• [PROVIDED RECORDS]
◇ ◇ ◇ ◇ ◇ ◇ ◇
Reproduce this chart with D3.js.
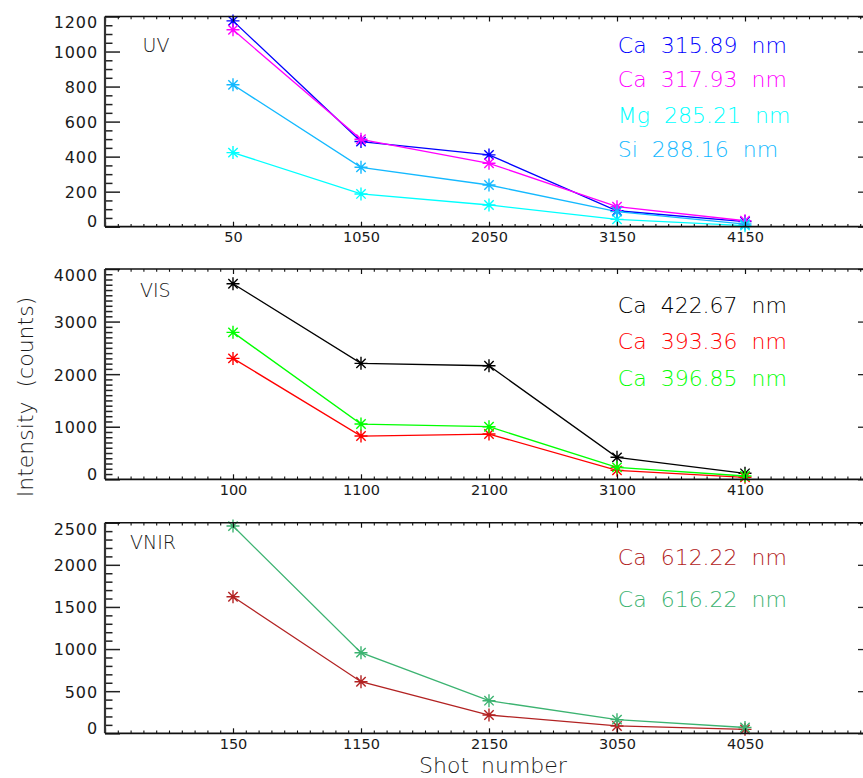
◇ ◇ ◇ ◇ ◇ ◇ ◇
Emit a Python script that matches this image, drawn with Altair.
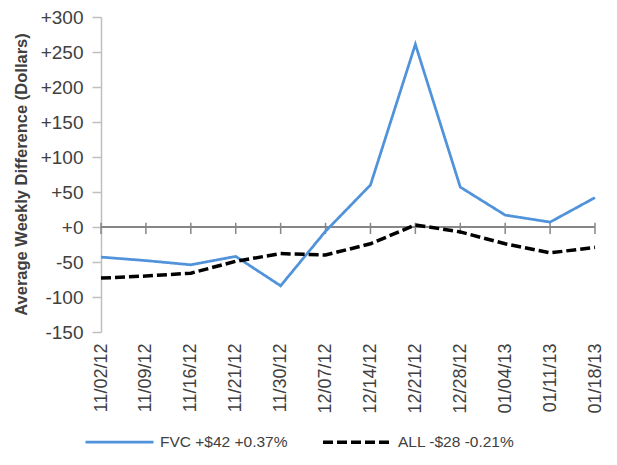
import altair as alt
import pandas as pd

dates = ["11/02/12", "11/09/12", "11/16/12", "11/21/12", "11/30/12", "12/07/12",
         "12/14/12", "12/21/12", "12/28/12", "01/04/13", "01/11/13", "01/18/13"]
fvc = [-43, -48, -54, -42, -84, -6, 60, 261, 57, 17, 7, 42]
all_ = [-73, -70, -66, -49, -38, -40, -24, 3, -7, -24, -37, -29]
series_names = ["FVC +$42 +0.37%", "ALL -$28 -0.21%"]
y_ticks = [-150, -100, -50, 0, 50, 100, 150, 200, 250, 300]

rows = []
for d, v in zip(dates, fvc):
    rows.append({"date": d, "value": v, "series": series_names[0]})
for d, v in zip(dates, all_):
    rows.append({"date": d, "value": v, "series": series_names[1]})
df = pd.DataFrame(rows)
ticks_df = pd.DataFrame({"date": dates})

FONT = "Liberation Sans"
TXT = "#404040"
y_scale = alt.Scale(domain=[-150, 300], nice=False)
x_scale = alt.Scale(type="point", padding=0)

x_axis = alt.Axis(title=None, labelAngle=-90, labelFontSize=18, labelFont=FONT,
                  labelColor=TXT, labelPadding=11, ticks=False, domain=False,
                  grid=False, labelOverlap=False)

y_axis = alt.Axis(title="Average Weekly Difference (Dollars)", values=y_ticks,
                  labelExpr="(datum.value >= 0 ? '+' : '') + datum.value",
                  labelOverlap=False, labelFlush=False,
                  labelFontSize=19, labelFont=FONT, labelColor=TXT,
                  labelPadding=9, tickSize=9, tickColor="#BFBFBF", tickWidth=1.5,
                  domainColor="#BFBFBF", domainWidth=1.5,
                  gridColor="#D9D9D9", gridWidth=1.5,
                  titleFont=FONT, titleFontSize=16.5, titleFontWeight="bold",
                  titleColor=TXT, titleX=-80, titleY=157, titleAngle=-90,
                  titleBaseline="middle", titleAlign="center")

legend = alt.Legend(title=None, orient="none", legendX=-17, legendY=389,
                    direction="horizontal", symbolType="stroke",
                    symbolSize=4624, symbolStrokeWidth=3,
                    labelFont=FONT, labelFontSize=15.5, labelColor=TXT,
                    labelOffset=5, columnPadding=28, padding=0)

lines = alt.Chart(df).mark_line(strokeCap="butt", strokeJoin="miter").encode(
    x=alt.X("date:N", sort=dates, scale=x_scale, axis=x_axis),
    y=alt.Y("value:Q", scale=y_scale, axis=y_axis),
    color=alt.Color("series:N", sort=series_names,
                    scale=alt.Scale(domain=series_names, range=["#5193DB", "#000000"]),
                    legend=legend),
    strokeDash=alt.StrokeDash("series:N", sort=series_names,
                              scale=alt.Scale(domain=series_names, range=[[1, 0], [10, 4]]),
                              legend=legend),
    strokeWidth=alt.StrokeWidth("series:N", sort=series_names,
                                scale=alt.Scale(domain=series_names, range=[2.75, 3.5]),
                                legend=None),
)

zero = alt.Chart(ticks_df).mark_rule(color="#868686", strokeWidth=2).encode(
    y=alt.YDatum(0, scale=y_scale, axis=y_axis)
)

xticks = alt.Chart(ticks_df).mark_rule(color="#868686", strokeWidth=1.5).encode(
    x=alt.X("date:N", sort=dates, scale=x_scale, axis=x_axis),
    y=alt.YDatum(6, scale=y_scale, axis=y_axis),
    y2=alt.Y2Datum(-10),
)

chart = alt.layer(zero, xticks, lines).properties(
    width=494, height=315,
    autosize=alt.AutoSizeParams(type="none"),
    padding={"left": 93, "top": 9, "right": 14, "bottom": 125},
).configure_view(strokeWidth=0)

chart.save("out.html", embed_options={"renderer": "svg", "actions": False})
◇ ◇ ◇ ◇ ◇ ◇ ◇
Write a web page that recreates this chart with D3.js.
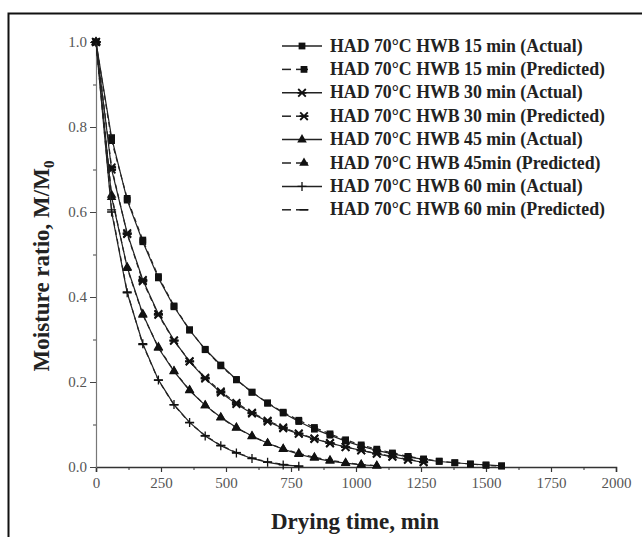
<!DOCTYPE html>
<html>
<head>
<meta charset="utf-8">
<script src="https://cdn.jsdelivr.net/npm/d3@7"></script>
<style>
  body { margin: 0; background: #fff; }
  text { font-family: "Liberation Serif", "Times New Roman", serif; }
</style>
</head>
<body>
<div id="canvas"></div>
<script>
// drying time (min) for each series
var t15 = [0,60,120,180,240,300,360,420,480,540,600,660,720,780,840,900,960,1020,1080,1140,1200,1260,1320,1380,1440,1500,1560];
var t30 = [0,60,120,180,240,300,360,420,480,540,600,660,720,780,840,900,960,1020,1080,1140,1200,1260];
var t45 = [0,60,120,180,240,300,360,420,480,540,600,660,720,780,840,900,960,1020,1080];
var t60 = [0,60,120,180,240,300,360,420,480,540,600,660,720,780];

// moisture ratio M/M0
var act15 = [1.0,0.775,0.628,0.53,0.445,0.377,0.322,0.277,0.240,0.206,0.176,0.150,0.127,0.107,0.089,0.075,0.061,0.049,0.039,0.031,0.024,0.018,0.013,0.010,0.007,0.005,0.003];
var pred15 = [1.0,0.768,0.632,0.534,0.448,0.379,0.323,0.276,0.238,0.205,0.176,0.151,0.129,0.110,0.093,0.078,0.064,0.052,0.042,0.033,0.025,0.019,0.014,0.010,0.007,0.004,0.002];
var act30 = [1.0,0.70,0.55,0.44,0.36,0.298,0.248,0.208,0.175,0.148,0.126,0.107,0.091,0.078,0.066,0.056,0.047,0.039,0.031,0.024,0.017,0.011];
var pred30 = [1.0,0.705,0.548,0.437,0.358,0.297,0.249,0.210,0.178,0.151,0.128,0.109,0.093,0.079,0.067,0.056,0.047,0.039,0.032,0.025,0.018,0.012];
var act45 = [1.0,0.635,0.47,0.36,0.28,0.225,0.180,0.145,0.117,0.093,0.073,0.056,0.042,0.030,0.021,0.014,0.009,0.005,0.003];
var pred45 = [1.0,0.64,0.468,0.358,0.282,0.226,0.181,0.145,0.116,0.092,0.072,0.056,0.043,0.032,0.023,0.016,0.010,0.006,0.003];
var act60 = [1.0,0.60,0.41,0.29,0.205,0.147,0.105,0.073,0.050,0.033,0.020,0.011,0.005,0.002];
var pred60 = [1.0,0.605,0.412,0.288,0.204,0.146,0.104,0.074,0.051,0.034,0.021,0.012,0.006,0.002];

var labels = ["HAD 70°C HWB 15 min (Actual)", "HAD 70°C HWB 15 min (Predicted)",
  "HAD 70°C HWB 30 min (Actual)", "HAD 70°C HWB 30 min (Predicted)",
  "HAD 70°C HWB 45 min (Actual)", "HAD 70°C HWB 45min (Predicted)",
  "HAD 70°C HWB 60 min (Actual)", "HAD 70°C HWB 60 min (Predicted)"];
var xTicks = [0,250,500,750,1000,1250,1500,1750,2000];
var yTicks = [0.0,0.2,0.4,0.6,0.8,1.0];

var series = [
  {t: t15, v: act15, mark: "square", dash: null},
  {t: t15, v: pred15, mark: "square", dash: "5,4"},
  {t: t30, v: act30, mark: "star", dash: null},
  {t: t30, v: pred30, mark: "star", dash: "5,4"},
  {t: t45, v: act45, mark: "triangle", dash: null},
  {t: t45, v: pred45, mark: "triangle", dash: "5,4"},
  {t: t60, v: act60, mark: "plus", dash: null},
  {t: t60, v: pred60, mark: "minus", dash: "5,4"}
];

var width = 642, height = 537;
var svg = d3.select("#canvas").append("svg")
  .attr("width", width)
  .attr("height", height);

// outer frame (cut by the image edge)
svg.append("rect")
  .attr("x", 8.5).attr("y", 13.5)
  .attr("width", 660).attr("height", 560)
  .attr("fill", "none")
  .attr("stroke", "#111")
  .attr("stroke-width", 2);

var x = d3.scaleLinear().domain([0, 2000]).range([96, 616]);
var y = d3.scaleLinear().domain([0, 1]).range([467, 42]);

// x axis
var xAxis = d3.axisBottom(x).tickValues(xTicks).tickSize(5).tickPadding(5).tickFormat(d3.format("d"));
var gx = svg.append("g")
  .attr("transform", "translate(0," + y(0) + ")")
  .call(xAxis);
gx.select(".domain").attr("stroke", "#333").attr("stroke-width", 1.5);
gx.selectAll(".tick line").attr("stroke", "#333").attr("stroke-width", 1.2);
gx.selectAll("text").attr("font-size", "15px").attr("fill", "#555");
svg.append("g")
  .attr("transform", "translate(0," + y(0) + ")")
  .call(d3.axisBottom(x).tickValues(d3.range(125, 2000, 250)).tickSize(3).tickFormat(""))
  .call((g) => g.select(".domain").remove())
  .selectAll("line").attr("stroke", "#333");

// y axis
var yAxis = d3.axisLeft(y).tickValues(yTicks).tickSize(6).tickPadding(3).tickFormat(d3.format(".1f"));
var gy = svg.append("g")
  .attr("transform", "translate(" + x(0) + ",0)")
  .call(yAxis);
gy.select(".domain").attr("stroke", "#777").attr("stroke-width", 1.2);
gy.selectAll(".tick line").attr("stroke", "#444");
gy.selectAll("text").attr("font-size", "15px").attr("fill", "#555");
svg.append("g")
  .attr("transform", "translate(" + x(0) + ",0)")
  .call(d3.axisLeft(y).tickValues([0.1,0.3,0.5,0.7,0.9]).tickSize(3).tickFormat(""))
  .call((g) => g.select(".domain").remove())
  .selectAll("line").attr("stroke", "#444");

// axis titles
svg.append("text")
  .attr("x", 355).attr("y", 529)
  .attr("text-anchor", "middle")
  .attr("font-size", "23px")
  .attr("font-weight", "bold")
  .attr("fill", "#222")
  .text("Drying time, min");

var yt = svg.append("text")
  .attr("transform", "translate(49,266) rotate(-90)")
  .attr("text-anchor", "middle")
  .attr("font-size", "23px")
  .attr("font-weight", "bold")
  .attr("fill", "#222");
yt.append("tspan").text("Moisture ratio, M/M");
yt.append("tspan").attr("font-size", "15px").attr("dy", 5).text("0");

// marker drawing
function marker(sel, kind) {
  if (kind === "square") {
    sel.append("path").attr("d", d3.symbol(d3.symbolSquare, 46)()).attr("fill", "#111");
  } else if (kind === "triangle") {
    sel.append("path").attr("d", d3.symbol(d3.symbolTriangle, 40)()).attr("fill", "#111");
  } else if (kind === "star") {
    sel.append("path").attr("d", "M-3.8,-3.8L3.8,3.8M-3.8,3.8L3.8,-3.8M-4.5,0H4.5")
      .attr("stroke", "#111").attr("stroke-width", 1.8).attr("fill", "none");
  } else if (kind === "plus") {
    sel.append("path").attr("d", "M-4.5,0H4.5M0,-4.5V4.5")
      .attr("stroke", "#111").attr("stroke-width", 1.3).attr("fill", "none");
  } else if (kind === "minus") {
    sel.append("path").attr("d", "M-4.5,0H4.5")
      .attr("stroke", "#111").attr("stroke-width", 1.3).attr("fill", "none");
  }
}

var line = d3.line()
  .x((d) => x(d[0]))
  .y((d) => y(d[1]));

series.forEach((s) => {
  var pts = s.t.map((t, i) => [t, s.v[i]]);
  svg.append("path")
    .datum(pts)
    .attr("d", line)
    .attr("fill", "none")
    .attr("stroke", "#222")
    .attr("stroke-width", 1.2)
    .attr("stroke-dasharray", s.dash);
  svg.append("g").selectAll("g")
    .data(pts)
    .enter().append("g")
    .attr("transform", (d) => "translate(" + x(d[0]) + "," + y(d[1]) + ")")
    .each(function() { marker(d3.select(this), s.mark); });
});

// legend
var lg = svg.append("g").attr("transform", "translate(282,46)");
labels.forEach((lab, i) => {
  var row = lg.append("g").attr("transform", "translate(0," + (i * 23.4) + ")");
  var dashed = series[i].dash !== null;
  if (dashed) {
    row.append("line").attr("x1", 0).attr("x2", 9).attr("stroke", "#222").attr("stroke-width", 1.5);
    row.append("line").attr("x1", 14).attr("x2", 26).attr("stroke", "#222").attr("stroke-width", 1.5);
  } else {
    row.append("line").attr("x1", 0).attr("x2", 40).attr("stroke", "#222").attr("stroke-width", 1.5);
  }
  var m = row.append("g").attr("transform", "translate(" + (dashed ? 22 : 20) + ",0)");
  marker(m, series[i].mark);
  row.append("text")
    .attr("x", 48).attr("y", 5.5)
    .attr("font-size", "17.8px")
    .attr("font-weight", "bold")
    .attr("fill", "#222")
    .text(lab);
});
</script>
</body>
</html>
◇ ◇ ◇ ◇ ◇ ◇ ◇
• [REQUIRED WORK] Only the lines from the one with "Write a web" through the one with "t60 = [0,60,120,180,240,300,360,420,480,540,600,660,720,780];" belong in your copy; retype them exactly and drop any pictures.

• [THE ANSWER]
Write a web page that recreates this chart with D3.js.
<!DOCTYPE html>
<html>
<head>
<meta charset="utf-8">
<script src="https://cdn.jsdelivr.net/npm/d3@7"></script>
<style>
  body { margin: 0; background: #fff; }
  text { font-family: "Liberation Serif", "Times New Roman", serif; }
</style>
</head>
<body>
<div id="canvas"></div>
<script>
// drying time (min) for each series
var t15 = [0,60,120,180,240,300,360,420,480,540,600,660,720,780,840,900,960,1020,1080,1140,1200,1260,1320,1380,1440,1500,1560];
var t30 = [0,60,120,180,240,300,360,420,480,540,600,660,720,780,840,900,960,1020,1080,1140,1200,1260];
var t45 = [0,60,120,180,240,300,360,420,480,540,600,660,720,780,840,900,960,1020,1080];
var t60 = [0,60,120,180,240,300,360,420,480,540,600,660,720,780];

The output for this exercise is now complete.